In this article, we will discuss in-depth the differences between Streaming Services and Cable TV.


When Live TV streaming came into being, the one fairly evident thing was that it was way cheaper than cable. But, with top services like Hulu + Live TV and YouTube TV gaining popularity, the rates have increased significantly, and slowly but surely, the price gap is closing. Let’s have a look at the different rates of live streaming platforms:

Costs of Live Streaming Platforms

–   Hulu + Live TV: $69.99–$75.99/mo. (70+ channels)

–   YouTube TV: $64.99/mo. (100+ channels)

–  fuboTV: $64.99–$74.99/mo. (109–156+ channels)

–  Sling TV: $35.00–$50.00/mo. (30–50+ channels)

–  Philo: $25.00/mo. (63+ channels)

Costs of Cable TV Services

–  Suddenlink: $79.99–$129.99/mo. (225–290+ channels)

– Xfinity: $49.99–$89.99/mo. (140–220+ channels)

– Spectrum: $44.99–94.99/mo. (125–200+ channels)

– Cox: $25.00–$69.99/mo. (75–140+ channels)

There isn’t much difference in terms of cost, but it is important to note that Cable TV providers are likely to increase their monthly rates after one or two years of service when you are still under contract. However, the rates of streaming services rise year over year, making it a relatively cheaper option.
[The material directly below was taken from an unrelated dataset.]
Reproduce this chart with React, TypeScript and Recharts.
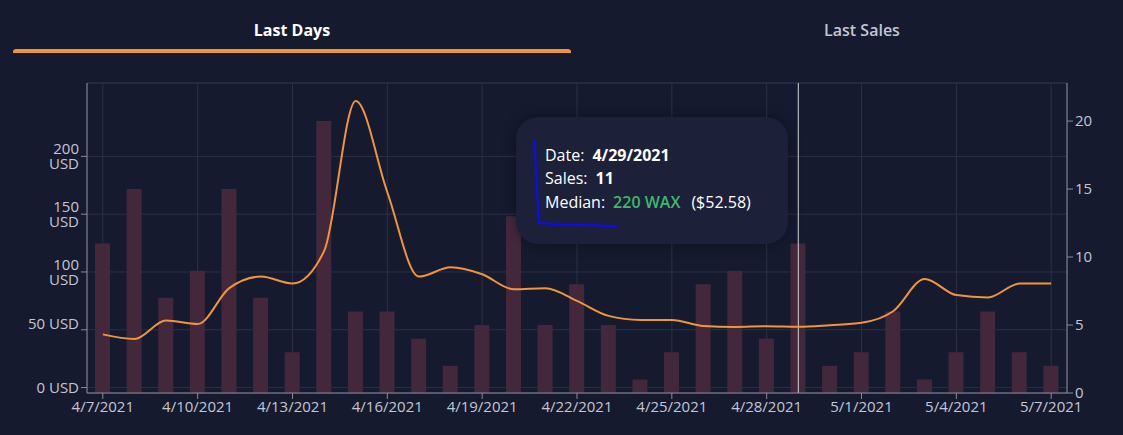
import { ComposedChart, Bar, Line, XAxis, YAxis, CartesianGrid, Tooltip, ReferenceLine } from "recharts";

const dates = [
  "4/7/2021", "4/8/2021", "4/9/2021", "4/10/2021", "4/11/2021", "4/12/2021", "4/13/2021",
  "4/14/2021", "4/15/2021", "4/16/2021", "4/17/2021", "4/18/2021", "4/19/2021", "4/20/2021",
  "4/21/2021", "4/22/2021", "4/23/2021", "4/24/2021", "4/25/2021", "4/26/2021", "4/27/2021",
  "4/28/2021", "4/29/2021", "4/30/2021", "5/1/2021", "5/2/2021", "5/3/2021", "5/4/2021",
  "5/5/2021", "5/6/2021", "5/7/2021",
];
const sales = [11, 15, 7, 9, 15, 7, 3, 20, 6, 6, 4, 2, 5, 13, 5, 8, 5, 1, 3, 8, 9, 4, 11, 2, 3, 6, 1, 3, 6, 3, 2];
const medianUsd = [
  46, 42, 58, 55, 86, 96, 90, 118, 248, 169, 96, 104, 98, 85, 86, 75, 62, 58.5, 58.5, 53.3,
  52.5, 53, 52.58, 54, 56, 66, 94, 80, 78, 90, 90,
];
const shownDates = ["4/7/2021", "4/10/2021", "4/13/2021", "4/16/2021", "4/19/2021", "4/22/2021", "4/25/2021", "4/28/2021", "5/1/2021", "5/4/2021", "5/7/2021"];
const usdTicks = [0, 50, 100, 150, 200];
const salesTicks = [0, 5, 10, 15, 20];
const usdDomain = [-4.7, 263.5];
const salesDomain = [0, 22.8];
const highlightIndex = 22;
const highlightWax = 220;
const tabs = ["Last Days", "Last Sales"];

const data = dates.map((date, i) => ({ date, sales: sales[i], usd: medianUsd[i] }));

const BG = "#151a2e";
const GRID = "#2c3145";
const AXIS = "#8a8d98";
const TEXT = "#c3c7d3";
const ORANGE = "#f0953a";
const BAR = "#43283c";
const FONT = "'Open Sans', sans-serif";

const UsdTick = ({ x, y, payload }: any) => {
  const v = payload.value;
  if (v >= 100) {
    return (
      <text x={x} y={y} textAnchor="end" fill={TEXT} fontSize={15} fontFamily={FONT}>
        <tspan x={x} dy={-2}>{v}</tspan>
        <tspan x={x} dy={15}>USD</tspan>
      </text>
    );
  }
  return (
    <text x={x} y={y} dy={v === 0 ? 5 : -1} textAnchor="end" fill={TEXT} fontSize={15} fontFamily={FONT}>
      {v} USD
    </text>
  );
};

const SaleTooltip = ({ active, payload }: any) => {
  if (!active || !payload?.length) return null;
  const d = payload[0].payload;
  const row = { height: 23.5, display: "flex", alignItems: "center", gap: 8, whiteSpace: "nowrap" as const };
  return (
    <div
      style={{
        width: 272,
        height: 127,
        boxSizing: "border-box",
        padding: "26px 0 0 29px",
        borderRadius: 22,
        background: "#1c2039",
        boxShadow: "0 0 14px rgba(0,0,0,0.35)",
        color: "#ffffff",
        fontFamily: FONT,
        fontSize: 16,
      }}
    >
      <div style={row}>
        <span>Date:</span>
        <span style={{ fontWeight: 700 }}>{d.date}</span>
      </div>
      <div style={row}>
        <span>Sales:</span>
        <span style={{ fontWeight: 700 }}>{d.sales}</span>
      </div>
      <div style={row}>
        <span>Median:</span>
        <span style={{ color: "#3cb96b", fontWeight: 600 }}>{highlightWax} WAX</span>
        <span style={{ marginLeft: 3 }}>(${d.usd.toFixed(2)})</span>
      </div>
    </div>
  );
};

export default function App() {
  return (
    <div style={{ position: "absolute", left: 0, top: 0, width: 1123, height: 435, background: BG, overflow: "hidden", fontFamily: FONT }}>
      {/* tabs */}
      {tabs.map((t, i) => (
        <div
          key={t}
          style={{
            position: "absolute",
            left: i === 0 ? 13 : 571,
            width: i === 0 ? 558 : 582,
            top: 18,
            height: 24,
            lineHeight: "24px",
            textAlign: "center",
            fontSize: 16,
            fontWeight: i === 0 ? 700 : 600,
            color: i === 0 ? "#ffffff" : "#c3c7d0",
          }}
        >
          {t}
        </div>
      ))}
      <div style={{ position: "absolute", left: 13, top: 49, width: 558, height: 4, background: ORANGE, borderRadius: "3px 3px 0 0" }} />

      <div style={{ position: "absolute", left: 0, top: 0 }}>
        <ComposedChart width={1123} height={435} data={data} margin={{ top: 83, right: 0, left: 0, bottom: 12 }}>
          <CartesianGrid stroke={GRID} yAxisId="usd" />
          <ReferenceLine y={usdDomain[1]} yAxisId="usd" stroke={GRID} />
          <ReferenceLine x={dates[highlightIndex]} yAxisId="usd" stroke="#d6d6d6" strokeWidth={1} />
          <XAxis
            dataKey="date"
            ticks={shownDates}
            interval={0}
            height={30}
            stroke={AXIS}
            tick={{ fill: TEXT, fontSize: 15, fontFamily: FONT }}
          />
          <YAxis
            yAxisId="usd"
            width={87}
            domain={usdDomain}
            ticks={usdTicks}
            allowDataOverflow
            stroke={AXIS}
            tick={<UsdTick />}
          />
          <YAxis
            yAxisId="sales"
            orientation="right"
            width={56}
            domain={salesDomain}
            ticks={salesTicks}
            allowDataOverflow
            stroke={AXIS}
            tick={{ fill: TEXT, fontSize: 15, fontFamily: FONT }}
          />
          <Tooltip
            content={<SaleTooltip />}
            defaultIndex={highlightIndex}
            active
            position={{ x: 516, y: 117 }}
            cursor={false}
            isAnimationActive={false}
            allowEscapeViewBox={{ x: true, y: true }}
          />
          <Bar yAxisId="sales" dataKey="sales" fill={BAR} barSize={15} isAnimationActive={false} />
          <Line
            yAxisId="usd"
            type="monotone"
            dataKey="usd"
            stroke={ORANGE}
            strokeWidth={2}
            dot={false}
            activeDot={false}
            isAnimationActive={false}
          />
        </ComposedChart>
      </div>

      {/* hand-drawn annotation */}
      <svg width={1123} height={435} style={{ position: "absolute", left: 0, top: 0, pointerEvents: "none" }}>
        <polyline
          points="534.5,140 536,170 537.5,200 539,223 560,224.5 580,225 600,225.5 617,226"
          fill="none"
          stroke="#0a0aff"
          strokeWidth={2}
        />
      </svg>
    </div>
  );
}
Cable TV providers offer multiple plans featuring up to 200 or even 300 channels. On the other hand, TV streaming services have only crossed the 100-channels threshold. When it comes to the number of channels offered, cable TV providers definitely win that round.

Video Quality

While on-demand streaming services like Prime Video and Netflix can reach up to 1080p, streaming is mostly limited to 360p -720p video quality. Besides that, if in any given case, your internet connection is not strong enough, the quality will decrease further and can also lead to excessive buffering.

On the other hand, Cable TV services consistently provide higher quality video definition of 1080p to 4K.

Wrapping Up

There are a couple of things we should take into account when choosing between streaming services and cable TV. They are both technologically equal. For instance, streaming services are more flexible in terms of what devices you can use, while cable providers offer dedicated apps for watching a video.

If we put all differences aside, there are two specific situations one should take into consideration. The first is what internet service is available in your area. If it is a low-quality one, the odds are you would have to face excessive buffering if you are using streaming services. The second one is how many people in your house will be viewing content on those streaming services. If a large number of people are watching different things at the same time, chances are your internet may not be able to support that—even if the streaming service allows it.